Arizona Proposition 207 (2006)

Results
| Choice | Votes | % |
| Yes | 955,533 | 64.80% |
| No | 519,161 | 35.20% |
| Total votes | 1,474,694 | 100.00% |
- County results ‹ The template below (Col-begin) is being considered for deletion. See templates for discussion to help reach a consensus. › For 70–80% 60–70% 50–60%

= 2006 Arizona Proposition 207 =

Ballot measure on eminent domain

Arizona Proposition 207, a 2006 ballot initiative officially titled the Private Property Rights Protection Act, requires the government to reimburse land owners when regulations result in a decrease in the property's value, and also prevents government from exercising eminent domain on behalf of a private party. It was approved by a 64.8% margin. The land use portion of this proposition is similar to Oregon's 2004 Ballot Measure 37,
and the eminent domain portion is similar to initiatives advanced in numerous states following the 2005 US Supreme Court decision in Kelo v. City of New London.

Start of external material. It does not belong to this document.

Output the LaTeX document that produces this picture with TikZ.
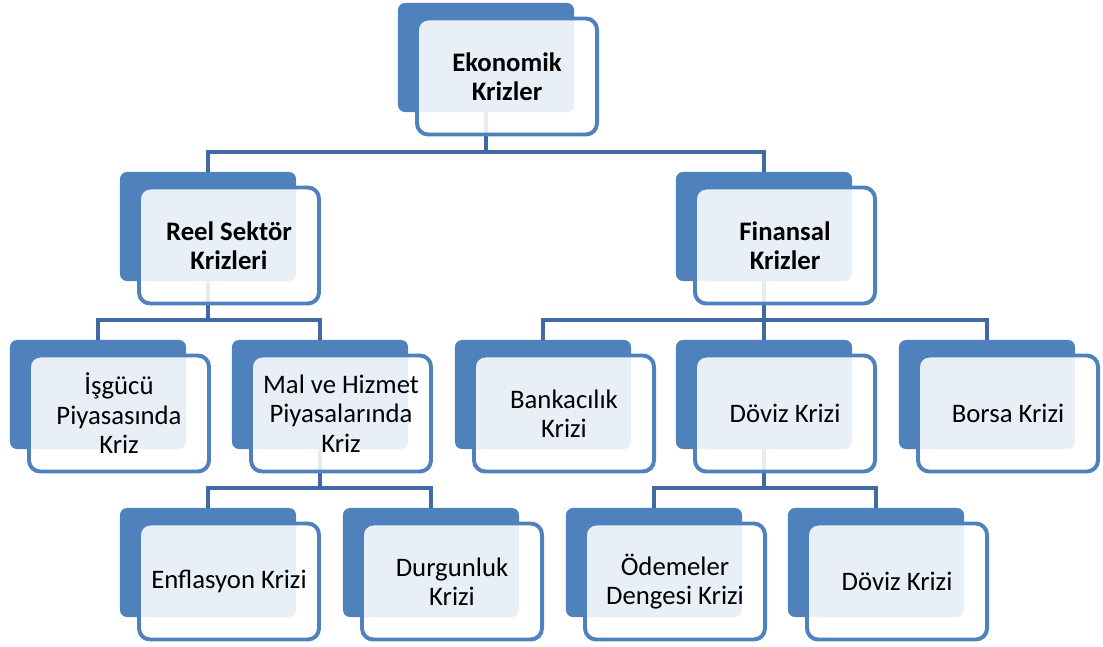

== The Private Property Rights Protection Act ==
Proposition 207, which was officially titled the “Private Property Rights Protection Act,” has been codified at Ariz. Rev. Stat. section 12–1134. The Act provides that “[i]f the existing rights to use, divide, sell or possess private real property are reduced by...any land use law enacted after the date the property is transferred to the owner and such action reduces the fair market value of the property the owner is entitled to just compensation[.]” Landowners are entitled to compensation only if the challenged regulation continues to apply to their property 90 days after filing a claim, allowing the government to grant waivers in lieu of compensation. The Act specifically declares that waivers run with the land and are not personal to the owners that first obtain them.

The Act exempts the following categories of regulation from the compensation/waiver requirement: (1) laws intended to protect the public health and safety (e.g. building codes, health and sanitation laws, transportation and traffic control, solid and hazardous waste regulations, and pollution controls); (2) law that “[l]imit or prohibit the use or division of real property commonly and historically recognized as a public nuisance under common law”; (3) regulations required under federal law; (4) regulations of adult businesses, housing for sex offenders, liquor, and other undesirable uses; (5) laws necessary to establish locations for utility facilities; (6) laws that “[d]o not directly regulate an owner’s land”; and (7) laws enacted before Proposition 207.

Although opponents to Proposition 207 argued that the law would result in many lawsuits, few have been brought.

== Supporters ==
The campaign for Proposition 207 was funded almost entirely from outside the state of Arizona, through groups run by New York libertarian and real estate developer Howie Rich.

Advocates of Proposition 207 said it prevents the government from taking private property for third-party private development merely to increase tax revenue, and ensures just compensation for property owners in public use takings and when governmental regulation devalues property.

The Goldwater Institute claims credit for developing the policy proposal.

== Opponents ==
Opponents to Proposition 207 said the measure would limit the ability of the state, counties, cities and towns to implement land use regulations that might have the impact of reducing property values. Large landowners and corporations could demand huge payouts from state and local taxpayers just by claiming a law has harmed the value of their property or business, no matter how important the law may be or how far-fetched the claim.